6. Mais cette pensée n'arrive pas souvent, car jusqu'à ce que la purification spirituelle soit terminée, très rarement il arrive que la douce communication soit si abondante qu'elle lui cache la racine qui lui reste, de façon que l'âme ne vienne point à sentir à l'intérieur un je ne sais quoi qui lui manque ou qui est à faire, qui ne la laisse entièrement jouir de ce soulagement, sentant là au-dedans comme un de ses ennemis qui, bien qu'il soit comme apaisé et endormi, dont elle craint qu'il ne revienne à soi et qu'il ne vienne à nouveau faire des siennes ; et en effet, lorsqu'elle est plus assurée et qu'elle s'y attend le moins, il revient pour engloutir et absorber l'âme en un autre degré, pire et plus dur, plus obscur et plus déplorable que le précédent, et qui durera encore un espace de temps peut-être plus long que le premier. Et à nouveau l'âme vient ici croire que tous les biens sont finis pour toujours ; car ne lui suffit pas l'expérience qu'elle a eue du bien passé, dont elle a joui après la première épreuve - où elle pensait aussi ne devoir plus retomber en peine - pour l'empêcher de croire en ce second degré d'angoisse que désormais tout est perdu pour elle, et que ce ne sera plus comme la fois précédente; car, comme je dis, cette croyance si confirmée est causée en l'âme par l'actuelle préhension de l'esprit qui anéantit en elle tout ce qui lui est contraire.

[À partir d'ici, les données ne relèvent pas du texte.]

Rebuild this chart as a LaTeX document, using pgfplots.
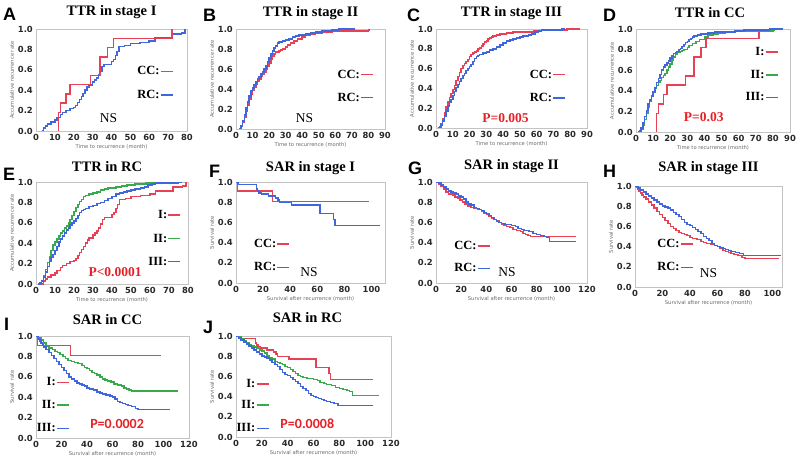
\documentclass[border=0pt]{standalone}
\usepackage{pgfplots}
\pgfplotsset{compat=1.18}
\usepackage{pgfplotstable}
\usepackage{fontspec}
\setmainfont{Liberation Serif}
\newfontfamily\tickfont{DejaVu Sans}
\newfontfamily\letterfont{Liberation Sans}
\newfontfamily\calib{Carlito}

\definecolor{kmred}{RGB}{232,64,84}
\definecolor{kmblue}{RGB}{64,102,222}
\definecolor{kmgreen}{RGB}{56,170,76}
\definecolor{pred}{RGB}{230,32,38}
\definecolor{boxgray}{RGB}{195,195,195}
\definecolor{labgray}{RGB}{105,105,105}
\definecolor{tickgray}{RGB}{40,40,40}

% ---------- time to recurrence ----------
\pgfplotstableread{
x y
12 0
12 0.182
13 0.273
16 0.364
18 0.455
29 0.545
34 0.727
38 0.818
41 0.909
72 1.0
}\ttrIcc
\pgfplotstableread{
x y
3 0
4 0.03
5 0.05
6 0.07
8 0.09
10 0.11
11 0.13
13 0.16
14 0.18
16 0.20
18 0.22
20 0.23
21 0.25
22 0.28
23 0.31
24 0.34
25 0.37
26 0.40
27 0.43
28 0.45
30 0.48
31 0.50
32 0.52
33 0.55
34 0.59
35 0.63
36 0.65
40 0.68
41 0.70
42 0.74
43 0.78
44 0.83
47 0.84
50 0.86
55 0.87
60 0.88
63 0.91
72 0.95
77 0.96
79 1.0
}\ttrIrc
\pgfplotstableread{
x y
2 0
3 0.03
4 0.07
5 0.12
6 0.18
7 0.24
8 0.30
9 0.35
10 0.39
11 0.42
12 0.45
13 0.48
14 0.50
15 0.53
16 0.55
17 0.57
18 0.60
19 0.63
20 0.66
21 0.70
22 0.73
23 0.75
24 0.77
26 0.78
27 0.79
28 0.80
30 0.82
31 0.84
33 0.86
35 0.88
37 0.90
40 0.92
42 0.94
45 0.95
48 0.96
52 0.97
58 0.98
75 0.98
80 0.99
81 0.99
}\ttrIIcc
\pgfplotstableread{
x y
2 0
3 0.03
4 0.08
5 0.14
6 0.21
7 0.27
8 0.33
9 0.38
10 0.41
11 0.44
12 0.47
13 0.50
14 0.52
15 0.55
16 0.57
17 0.60
18 0.63
19 0.67
20 0.71
21 0.75
22 0.78
23 0.81
24 0.83
25 0.86
26 0.87
28 0.88
30 0.89
32 0.90
34 0.92
36 0.93
38 0.94
42 0.95
45 0.96
48 0.97
52 0.98
58 0.99
62 1.0
72 1.0
}\ttrIIrc
\pgfplotstableread{
x y
1 0
2 0.01
3 0.04
4 0.09
5 0.15
6 0.21
7 0.27
8 0.31
9 0.35
10 0.39
11 0.43
12 0.48
13 0.52
14 0.56
15 0.60
16 0.63
17 0.65
18 0.67
19 0.69
20 0.72
21 0.74
22 0.76
23 0.77
24 0.78
25 0.80
26 0.81
27 0.83
28 0.85
29 0.87
30 0.88
31 0.90
32 0.91
33 0.92
34 0.93
36 0.94
38 0.95
42 0.96
46 0.97
55 0.97
58 0.98
63 0.99
70 0.99
78 1.0
86 1.0
}\ttrIIIcc
\pgfplotstableread{
x y
1 0
2 0.01
3 0.03
4 0.07
5 0.12
6 0.17
7 0.22
8 0.26
9 0.29
10 0.33
11 0.37
12 0.41
13 0.44
14 0.47
15 0.50
16 0.53
17 0.55
18 0.58
19 0.60
20 0.62
21 0.64
22 0.67
23 0.70
24 0.72
25 0.73
26 0.74
28 0.76
30 0.77
32 0.79
34 0.80
36 0.82
38 0.84
40 0.86
42 0.88
44 0.89
46 0.90
48 0.91
50 0.92
52 0.93
55 0.94
57 0.95
59 0.97
61 0.98
63 0.99
70 0.99
75 1.0
77 1.0
}\ttrIIIrc

% ---------- survival after recurrence ----------
\pgfplotstableread{
x y
0 1.0
1 0.909
27 0.808
98 0.808
}\sarIcc
\pgfplotstableread{
x y
0 1.0
2 0.977
15 0.93
16 0.91
17 0.89
19 0.88
24 0.86
29 0.84
31 0.82
32 0.795
41 0.77
62 0.69
72 0.63
73 0.57
106 0.57
}\sarIrc
\pgfplotstableread{
x y
0 1.0
2 0.98
4 0.96
6 0.93
8 0.90
10 0.88
13 0.87
15 0.85
17 0.84
19 0.82
21 0.80
23 0.78
25 0.76
28 0.75
30 0.74
33 0.73
36 0.71
38 0.69
40 0.68
42 0.66
44 0.64
46 0.63
48 0.62
50 0.60
52 0.58
54 0.57
56 0.56
59 0.55
61 0.53
64 0.52
67 0.51
69 0.49
71 0.48
73 0.47
75 0.46
111 0.46
}\sarIIcc
\pgfplotstableread{
x y
0 1.0
2 0.99
4 0.97
6 0.95
8 0.93
10 0.91
12 0.90
14 0.89
16 0.88
18 0.86
20 0.85
22 0.83
24 0.80
26 0.78
28 0.77
30 0.75
32 0.74
34 0.73
36 0.72
38 0.70
40 0.69
42 0.67
44 0.65
46 0.63
48 0.61
50 0.60
52 0.59
55 0.58
60 0.57
63 0.56
65 0.54
68 0.53
70 0.52
74 0.51
77 0.49
80 0.48
83 0.47
86 0.46
88 0.45
90 0.41
111 0.41
}\sarIIrc
\pgfplotstableread{
x y
0 1.0
1 0.99
2 0.97
3 0.95
4 0.93
5 0.91
6 0.89
8 0.87
10 0.84
12 0.81
14 0.78
16 0.75
18 0.72
20 0.69
22 0.66
24 0.63
26 0.60
28 0.58
30 0.56
32 0.54
34 0.53
36 0.52
38 0.51
40 0.49
42 0.48
45 0.47
48 0.45
50 0.44
52 0.43
55 0.42
58 0.41
60 0.40
62 0.38
64 0.36
66 0.35
68 0.34
70 0.33
72 0.32
75 0.31
78 0.29
80 0.28
105 0.28
}\sarIIIcc
\pgfplotstableread{
x y
0 1.0
2 0.98
4 0.96
6 0.94
8 0.92
10 0.90
12 0.88
14 0.86
16 0.84
18 0.82
20 0.80
22 0.79
24 0.78
26 0.76
28 0.74
30 0.72
32 0.70
34 0.67
36 0.64
38 0.62
40 0.61
42 0.59
44 0.57
46 0.55
48 0.53
50 0.50
52 0.48
54 0.46
56 0.43
58 0.41
60 0.40
62 0.39
64 0.38
66 0.37
68 0.36
70 0.35
73 0.34
76 0.33
79 0.31
106 0.31
}\sarIIIrc

\pgfplotsset{
  kml/.style={const plot, line width=1.5pt, mark=none},
  km/.style={
    scale only axis,
    xmin=0, ymin=0, ymax=1,
    ytick={0,0.2,0.4,0.6,0.8,1},
    yticklabel style={/pgf/number format/fixed,/pgf/number format/fixed zerofill,/pgf/number format/precision=1},
    /pgf/number format/assume math mode=true,
    axis line style={boxgray, line width=0.7pt},
    major tick length=0pt,
    tick label style={font=\tickfont\bfseries\fontsize{8.4}{9}\selectfont, text=tickgray},
    xticklabel style={inner sep=1pt, yshift=-2pt},
    yticklabel style={inner sep=1pt, xshift=-2pt},
    label style={font=\tickfont\fontsize{5.2}{6}\selectfont, text=labgray},
    xlabel style={at={([yshift=-16pt]axis description cs:0.5,0)}, anchor=center},
    ylabel style={at={([xshift=-24pt]axis description cs:0,0.5)}, anchor=center},
    title style={font=\bfseries\fontsize{14.5}{15}\selectfont, anchor=base, at={(axis description cs:0.5,1)}, yshift=7pt},
  },
  ttr/.style={km, xlabel={Time to recurrence (month)}, ylabel={Accumulative recurrence rate}},
  sar/.style={km, xlabel={Survival after recurrence (month)}, ylabel={Survival rate}},
}
\tikzset{
  nsl/.style={font=\fontsize{13.5}{14}\selectfont},
  pvl/.style={font=\bfseries\fontsize{13.5}{14}\selectfont, text=pred},
  pvs/.style={font=\calib\bfseries\fontsize{14}{15}\selectfont, text=pred},
  lett/.style={font=\letterfont\bfseries\fontsize{18}{18}\selectfont, anchor=base west, inner sep=0pt},
  lg/.style={font=\bfseries\fontsize{12.5}{13}\selectfont, inner sep=0pt},
}
% legend key: text left edge at x, centre at y
\newcommand\legL[4]{%
  \node[lg, anchor=west] (lgt) at (axis description cs:#1,#2) {#3};
  \draw[#4, line width=1.5pt] ([xshift=1pt,yshift=-0.5pt]lgt.east) -- ++(12pt,0);}
% legend key: line right end at x, centre at y
\newcommand\legR[4]{%
  \node[lg, anchor=east] (lgt) at ([xshift=-13pt]axis description cs:#1,#2) {#3};
  \draw[#4, line width=1.5pt] ([xshift=1pt,yshift=-0.5pt]lgt.east) -- ++(12pt,0);}

\begin{document}
\begin{tikzpicture}
\useasboundingbox (0,0) rectangle (800pt,-465pt);

% A
\begin{axis}[ttr, at={(36pt,-131pt)}, anchor=south west, width=151pt, height=102pt,
  xmax=80, xtick={0,10,...,80}, title={TTR in stage I}]
\addplot[kml, kmblue] table {\ttrIrc};
\addplot[kml, kmred] table {\ttrIcc};
\legL{0.67}{0.59}{CC:}{kmred}
\legL{0.67}{0.36}{RC:}{kmblue}
\node[nsl] at (axis description cs:0.48,0.13) {NS};
\end{axis}

% B
\begin{axis}[ttr, at={(236pt,-129pt)}, anchor=south west, width=149pt, height=100pt,
  xmax=90, xtick={0,10,...,90}, title={TTR in stage II}, title style={yshift=-1pt}]
\addplot[kml, kmred] table {\ttrIIcc};
\addplot[kml, kmblue] table {\ttrIIrc};
\legL{0.68}{0.55}{CC:}{kmred}
\legL{0.68}{0.32}{RC:}{kmblue}
\node[nsl] at (axis description cs:0.46,0.11) {NS};
\end{axis}

% C
\begin{axis}[ttr, at={(436pt,-128pt)}, anchor=south west, width=151pt, height=99pt,
  xmax=90, xtick={0,10,...,90}, title={TTR in stage III}, title style={yshift=-1pt}]
\addplot[kml, kmred] table {\ttrIIIcc};
\addplot[kml, kmblue] table {\ttrIIIrc};
\legL{0.62}{0.545}{CC:}{kmred}
\legL{0.62}{0.31}{RC:}{kmblue}
\node[pvl] at (axis description cs:0.46,0.10) {P=0.005};
\end{axis}

% D
\begin{axis}[ttr, at={(636pt,-132pt)}, anchor=south west, width=154pt, height=103pt,
  xmax=90, xtick={0,10,...,90}, title={TTR in CC}, title style={yshift=-2pt, xshift=-3pt}]
\addplot[kml, kmred] table {\ttrIcc};
\addplot[kml, kmgreen] table {\ttrIIcc};
\addplot[kml, kmblue] table {\ttrIIIcc};
\legR{0.92}{0.78}{I:}{kmred}
\legR{0.92}{0.56}{II:}{kmgreen}
\legR{0.92}{0.34}{III:}{kmblue}
\node[pvl] at (axis description cs:0.44,0.14) {P=0.03};
\end{axis}

% E
\begin{axis}[ttr, at={(36pt,-284pt)}, anchor=south west, width=152pt, height=102pt,
  xmax=80, xtick={0,10,...,80}, title={TTR in RC}, title style={yshift=-2pt, xshift=-5pt}]
\addplot[kml, kmred] table {\ttrIrc};
\addplot[kml, kmgreen] table {\ttrIIrc};
\addplot[kml, kmblue] table {\ttrIIIrc};
\legR{0.95}{0.68}{I:}{kmred}
\legR{0.95}{0.45}{II:}{kmgreen}
\legR{0.95}{0.225}{III:}{kmblue}
\node[pvl] at (axis description cs:0.52,0.12) {P<0.0001};
\end{axis}

% F
\begin{axis}[sar, at={(236pt,-283pt)}, anchor=south west, width=149pt, height=101pt,
  xmax=110, xtick={0,20,...,100}, title={SAR in stage I}, title style={yshift=-2pt}]
\addplot[kml, kmred] table {\sarIcc};
\addplot[kml, kmblue] table {\sarIrc};
\legL{0.12}{0.39}{CC:}{kmred}
\legL{0.12}{0.16}{RC:}{kmblue}
\node[nsl] at (axis description cs:0.49,0.11) {NS};
\end{axis}

% G
\begin{axis}[sar, at={(436pt,-283pt)}, anchor=south west, width=151pt, height=101pt,
  xmax=120, xtick={0,20,...,120}, title={SAR in stage II}]
\addplot[kml, kmred] table {\sarIIcc};
\addplot[kml, kmblue] table {\sarIIrc};
\legL{0.12}{0.37}{CC:}{kmred}
\legL{0.12}{0.15}{RC:}{kmblue}
\node[nsl] at (axis description cs:0.47,0.11) {NS};
\end{axis}

% H
\begin{axis}[sar, at={(635pt,-287pt)}, anchor=south west, width=147pt, height=101pt,
  xmax=107, xtick={0,20,...,100}, title={SAR in stage III}, title style={yshift=2pt}]
\addplot[kml, kmred] table {\sarIIIcc};
\addplot[kml, kmblue] table {\sarIIIrc};
\legL{0.15}{0.43}{CC:}{kmred}
\legL{0.15}{0.20}{RC:}{kmblue}
\node[nsl] at (axis description cs:0.50,0.14) {NS};
\end{axis}

% I
\begin{axis}[sar, at={(36pt,-438pt)}, anchor=south west, width=153pt, height=102pt,
  xmax=120, xtick={0,20,...,120}, title={SAR in CC}, title style={yshift=-1pt, xshift=-5pt}]
\addplot[kml, kmred] table {\sarIcc};
\addplot[kml, kmgreen] table {\sarIIcc};
\addplot[kml, kmblue] table {\sarIIIcc};
\legR{0.215}{0.55}{I:}{kmred}
\legR{0.215}{0.33}{II:}{kmgreen}
\legR{0.215}{0.10}{III:}{kmblue}
\node[pvs] at (axis description cs:0.53,0.14) {P=0.0002};
\end{axis}

% J
\begin{axis}[sar, at={(236pt,-437pt)}, anchor=south west, width=155pt, height=101pt,
  xmax=120, xtick={0,20,...,120}, title={SAR in RC}, title style={yshift=1pt, xshift=-6pt}]
\addplot[kml, kmred] table {\sarIrc};
\addplot[kml, kmgreen] table {\sarIIrc};
\addplot[kml, kmblue] table {\sarIIIrc};
\legR{0.21}{0.53}{I:}{kmred}
\legR{0.21}{0.32}{II:}{kmgreen}
\legR{0.21}{0.09}{III:}{kmblue}
\node[pvs] at (axis description cs:0.46,0.13) {P=0.0008};
\end{axis}

% panel letters
\node[lett] at (3pt,-21pt) {A};
\node[lett] at (203pt,-22pt) {B};
\node[lett] at (407pt,-22pt) {C};
\node[lett] at (603pt,-22pt) {D};
\node[lett] at (3pt,-181pt) {E};
\node[lett] at (209pt,-178pt) {F};
\node[lett] at (408pt,-175pt) {G};
\node[lett] at (603pt,-178pt) {H};
\node[lett] at (4pt,-330pt) {I};
\node[lett] at (203pt,-333pt) {J};
\end{tikzpicture}
\end{document}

7. Telle est la cause pour laquelle ceux qui gisent au purgatoire souffrent de grands doutes s'ils en sortiront jamais ou si doivent avoir une fin leurs peines ; car, encore qu'habituellement ils aient les trois vertus théologales, foi, espérance, charité, l'actualité du sentiment de leurs peines et de la privation de Dieu ne les laisse point jouir du bien actuel et de la consolation de ces vertus, car, encore qu'ils se rendent compte qu'ils aiment bien Dieu, cela ne les console point, car il ne leur semble pas que Dieu les aime, ni qu'ils soient dignes d'une telle chose; au contraire, comme ils se voient privés de Lui, plongés dans leurs misères, il leur paraît qu'ils ont fort bien en eux de quoi être abhorrés et rejetés de Dieu fort justement pour toujours. Et ainsi l'âme, en cette purification, encore qu'elle voie qu'elle aime bien Dieu et qu'elle donnerait mille vies pour Lui - comme c'est bien la vérité, car en ces épreuves ces âmes aiment avec grande vérité leur Dieu -, malgré tout, cela ne lui est point soulagement, au contraire, cela lui cause plus de peine ; parce que, l'aimant tant qu'elle n'a souci d'aucune autre chose, comme elle se voit si misérable, elle ne peut croire que Dieu l'aime, ni qu'il y ait rien en elle et qu'il n'y aura jamais rien pour cela - mais qu'elle mérite plutôt d'être abhorrée, non seulement de Dieu, mais encore de toute créature pour toujours -, elle s'afflige de voir en elle des causes pour lesquelles elle mérite d'être rejetée de Celui qu'elle aime et désire tant.